• [THE EXERCISE]: Print the lines of the listing below verbatim from its first line through the line bearing "0.367, 0.369, 0.37];". Any pictures are to be omitted.

• [PROVIDED MATERIAL]:
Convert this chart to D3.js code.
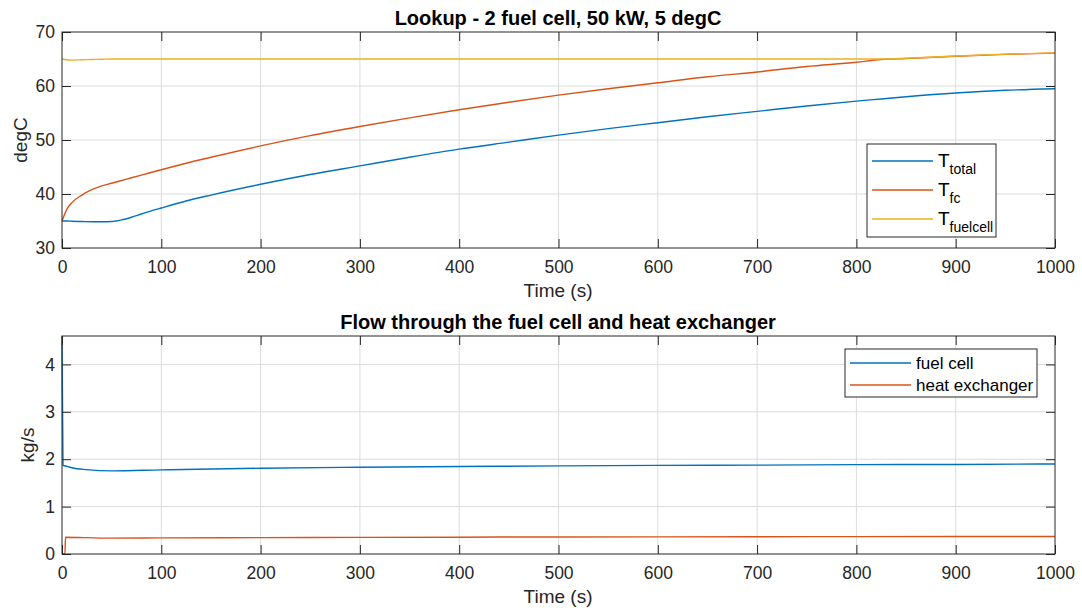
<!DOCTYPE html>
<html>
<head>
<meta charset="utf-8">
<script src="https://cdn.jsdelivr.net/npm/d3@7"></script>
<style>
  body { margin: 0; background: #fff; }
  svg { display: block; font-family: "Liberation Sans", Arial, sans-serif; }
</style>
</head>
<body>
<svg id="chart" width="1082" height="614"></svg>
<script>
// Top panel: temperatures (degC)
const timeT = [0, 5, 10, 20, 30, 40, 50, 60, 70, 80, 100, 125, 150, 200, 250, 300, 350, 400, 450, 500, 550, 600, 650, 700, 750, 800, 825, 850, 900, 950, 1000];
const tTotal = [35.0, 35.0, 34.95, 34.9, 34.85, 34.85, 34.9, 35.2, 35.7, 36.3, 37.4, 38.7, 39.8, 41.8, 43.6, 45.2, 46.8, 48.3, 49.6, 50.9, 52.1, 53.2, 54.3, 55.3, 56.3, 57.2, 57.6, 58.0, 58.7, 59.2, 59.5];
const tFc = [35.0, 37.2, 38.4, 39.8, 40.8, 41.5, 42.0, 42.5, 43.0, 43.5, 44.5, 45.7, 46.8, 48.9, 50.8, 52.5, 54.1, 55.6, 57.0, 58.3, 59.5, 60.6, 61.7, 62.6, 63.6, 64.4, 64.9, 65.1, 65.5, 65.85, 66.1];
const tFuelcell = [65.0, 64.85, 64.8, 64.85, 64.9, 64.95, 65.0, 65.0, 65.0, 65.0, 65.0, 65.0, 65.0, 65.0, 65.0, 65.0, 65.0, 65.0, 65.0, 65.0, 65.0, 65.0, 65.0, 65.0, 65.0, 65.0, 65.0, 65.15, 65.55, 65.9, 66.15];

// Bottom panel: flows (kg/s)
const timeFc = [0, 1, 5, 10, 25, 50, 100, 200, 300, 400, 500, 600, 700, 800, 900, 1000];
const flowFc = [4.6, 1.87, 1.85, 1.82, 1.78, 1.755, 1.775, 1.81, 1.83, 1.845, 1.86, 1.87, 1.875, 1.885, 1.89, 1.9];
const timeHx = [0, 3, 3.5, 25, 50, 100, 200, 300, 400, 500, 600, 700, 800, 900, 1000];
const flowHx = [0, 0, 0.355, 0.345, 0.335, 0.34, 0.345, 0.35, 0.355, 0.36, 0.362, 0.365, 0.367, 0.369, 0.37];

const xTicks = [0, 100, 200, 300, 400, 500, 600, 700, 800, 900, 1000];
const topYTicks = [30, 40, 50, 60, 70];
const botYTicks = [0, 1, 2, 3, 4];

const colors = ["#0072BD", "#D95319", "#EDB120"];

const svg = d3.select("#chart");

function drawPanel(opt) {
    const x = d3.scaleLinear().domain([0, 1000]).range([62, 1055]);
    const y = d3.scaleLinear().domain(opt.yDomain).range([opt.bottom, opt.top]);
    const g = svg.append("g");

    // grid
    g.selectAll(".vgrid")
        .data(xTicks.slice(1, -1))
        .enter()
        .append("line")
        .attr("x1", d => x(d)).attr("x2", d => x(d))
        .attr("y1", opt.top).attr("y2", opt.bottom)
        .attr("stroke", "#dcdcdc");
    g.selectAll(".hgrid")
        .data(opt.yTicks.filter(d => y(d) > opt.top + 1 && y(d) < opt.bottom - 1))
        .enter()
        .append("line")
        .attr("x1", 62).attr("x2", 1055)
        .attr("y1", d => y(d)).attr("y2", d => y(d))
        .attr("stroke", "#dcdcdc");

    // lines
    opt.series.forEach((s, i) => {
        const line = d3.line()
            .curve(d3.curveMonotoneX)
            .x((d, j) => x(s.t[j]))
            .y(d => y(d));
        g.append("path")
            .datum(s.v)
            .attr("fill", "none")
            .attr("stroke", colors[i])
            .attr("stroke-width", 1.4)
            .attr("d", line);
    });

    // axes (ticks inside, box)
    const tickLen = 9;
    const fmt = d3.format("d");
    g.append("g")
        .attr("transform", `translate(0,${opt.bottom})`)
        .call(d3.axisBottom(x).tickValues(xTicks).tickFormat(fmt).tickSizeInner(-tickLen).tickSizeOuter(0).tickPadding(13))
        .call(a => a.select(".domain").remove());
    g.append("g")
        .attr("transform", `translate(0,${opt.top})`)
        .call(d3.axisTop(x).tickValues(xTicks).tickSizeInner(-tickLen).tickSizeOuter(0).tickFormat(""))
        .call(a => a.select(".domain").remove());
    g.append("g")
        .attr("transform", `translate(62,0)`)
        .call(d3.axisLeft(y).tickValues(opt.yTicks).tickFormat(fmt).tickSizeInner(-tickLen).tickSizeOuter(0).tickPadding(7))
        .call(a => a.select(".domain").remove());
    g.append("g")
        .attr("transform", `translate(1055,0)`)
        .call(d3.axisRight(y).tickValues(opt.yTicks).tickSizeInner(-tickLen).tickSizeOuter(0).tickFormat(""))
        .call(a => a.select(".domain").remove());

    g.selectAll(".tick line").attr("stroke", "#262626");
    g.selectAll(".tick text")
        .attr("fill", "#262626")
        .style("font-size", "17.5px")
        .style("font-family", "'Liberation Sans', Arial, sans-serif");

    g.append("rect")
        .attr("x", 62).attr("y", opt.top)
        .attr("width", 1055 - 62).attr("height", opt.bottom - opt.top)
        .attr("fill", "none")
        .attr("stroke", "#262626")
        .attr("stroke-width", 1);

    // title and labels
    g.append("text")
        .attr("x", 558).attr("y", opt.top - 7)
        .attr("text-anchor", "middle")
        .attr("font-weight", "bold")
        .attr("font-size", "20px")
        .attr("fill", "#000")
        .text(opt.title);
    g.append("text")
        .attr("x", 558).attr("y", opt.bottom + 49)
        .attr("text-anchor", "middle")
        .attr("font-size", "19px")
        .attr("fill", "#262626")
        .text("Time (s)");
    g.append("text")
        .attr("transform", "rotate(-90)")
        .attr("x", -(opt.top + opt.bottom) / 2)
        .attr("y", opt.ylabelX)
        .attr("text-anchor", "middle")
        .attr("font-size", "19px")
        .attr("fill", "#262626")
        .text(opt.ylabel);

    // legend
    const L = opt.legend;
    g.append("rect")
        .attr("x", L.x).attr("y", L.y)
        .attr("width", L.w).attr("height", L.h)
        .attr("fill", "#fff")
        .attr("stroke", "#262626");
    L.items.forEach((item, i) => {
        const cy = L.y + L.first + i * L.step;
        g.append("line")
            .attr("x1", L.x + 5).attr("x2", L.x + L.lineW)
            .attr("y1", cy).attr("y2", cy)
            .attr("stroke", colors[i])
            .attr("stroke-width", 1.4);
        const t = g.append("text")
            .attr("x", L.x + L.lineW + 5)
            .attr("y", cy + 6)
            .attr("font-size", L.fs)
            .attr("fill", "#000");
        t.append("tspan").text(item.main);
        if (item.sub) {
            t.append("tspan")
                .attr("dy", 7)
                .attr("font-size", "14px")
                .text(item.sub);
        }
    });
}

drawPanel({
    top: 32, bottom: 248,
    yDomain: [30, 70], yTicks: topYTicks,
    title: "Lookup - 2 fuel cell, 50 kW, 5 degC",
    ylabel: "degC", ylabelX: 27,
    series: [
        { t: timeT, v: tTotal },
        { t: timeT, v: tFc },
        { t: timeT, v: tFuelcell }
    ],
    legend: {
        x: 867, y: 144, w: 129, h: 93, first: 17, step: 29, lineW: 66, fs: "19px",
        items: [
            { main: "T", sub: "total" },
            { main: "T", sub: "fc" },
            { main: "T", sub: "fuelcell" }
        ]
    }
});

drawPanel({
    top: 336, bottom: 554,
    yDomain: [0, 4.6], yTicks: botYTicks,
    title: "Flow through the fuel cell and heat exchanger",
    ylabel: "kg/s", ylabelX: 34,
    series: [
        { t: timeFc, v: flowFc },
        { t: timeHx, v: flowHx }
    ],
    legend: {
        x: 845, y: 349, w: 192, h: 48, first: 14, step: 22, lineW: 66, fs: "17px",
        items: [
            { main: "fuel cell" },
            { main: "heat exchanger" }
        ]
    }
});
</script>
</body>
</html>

• [ANSWER FOR THIS EXERCISE]:
Convert this chart to D3.js code.
<!DOCTYPE html>
<html>
<head>
<meta charset="utf-8">
<script src="https://cdn.jsdelivr.net/npm/d3@7"></script>
<style>
  body { margin: 0; background: #fff; }
  svg { display: block; font-family: "Liberation Sans", Arial, sans-serif; }
</style>
</head>
<body>
<svg id="chart" width="1082" height="614"></svg>
<script>
// Top panel: temperatures (degC)
const timeT = [0, 5, 10, 20, 30, 40, 50, 60, 70, 80, 100, 125, 150, 200, 250, 300, 350, 400, 450, 500, 550, 600, 650, 700, 750, 800, 825, 850, 900, 950, 1000];
const tTotal = [35.0, 35.0, 34.95, 34.9, 34.85, 34.85, 34.9, 35.2, 35.7, 36.3, 37.4, 38.7, 39.8, 41.8, 43.6, 45.2, 46.8, 48.3, 49.6, 50.9, 52.1, 53.2, 54.3, 55.3, 56.3, 57.2, 57.6, 58.0, 58.7, 59.2, 59.5];
const tFc = [35.0, 37.2, 38.4, 39.8, 40.8, 41.5, 42.0, 42.5, 43.0, 43.5, 44.5, 45.7, 46.8, 48.9, 50.8, 52.5, 54.1, 55.6, 57.0, 58.3, 59.5, 60.6, 61.7, 62.6, 63.6, 64.4, 64.9, 65.1, 65.5, 65.85, 66.1];
const tFuelcell = [65.0, 64.85, 64.8, 64.85, 64.9, 64.95, 65.0, 65.0, 65.0, 65.0, 65.0, 65.0, 65.0, 65.0, 65.0, 65.0, 65.0, 65.0, 65.0, 65.0, 65.0, 65.0, 65.0, 65.0, 65.0, 65.0, 65.0, 65.15, 65.55, 65.9, 66.15];

// Bottom panel: flows (kg/s)
const timeFc = [0, 1, 5, 10, 25, 50, 100, 200, 300, 400, 500, 600, 700, 800, 900, 1000];
const flowFc = [4.6, 1.87, 1.85, 1.82, 1.78, 1.755, 1.775, 1.81, 1.83, 1.845, 1.86, 1.87, 1.875, 1.885, 1.89, 1.9];
const timeHx = [0, 3, 3.5, 25, 50, 100, 200, 300, 400, 500, 600, 700, 800, 900, 1000];
const flowHx = [0, 0, 0.355, 0.345, 0.335, 0.34, 0.345, 0.35, 0.355, 0.36, 0.362, 0.365, 0.367, 0.369, 0.37];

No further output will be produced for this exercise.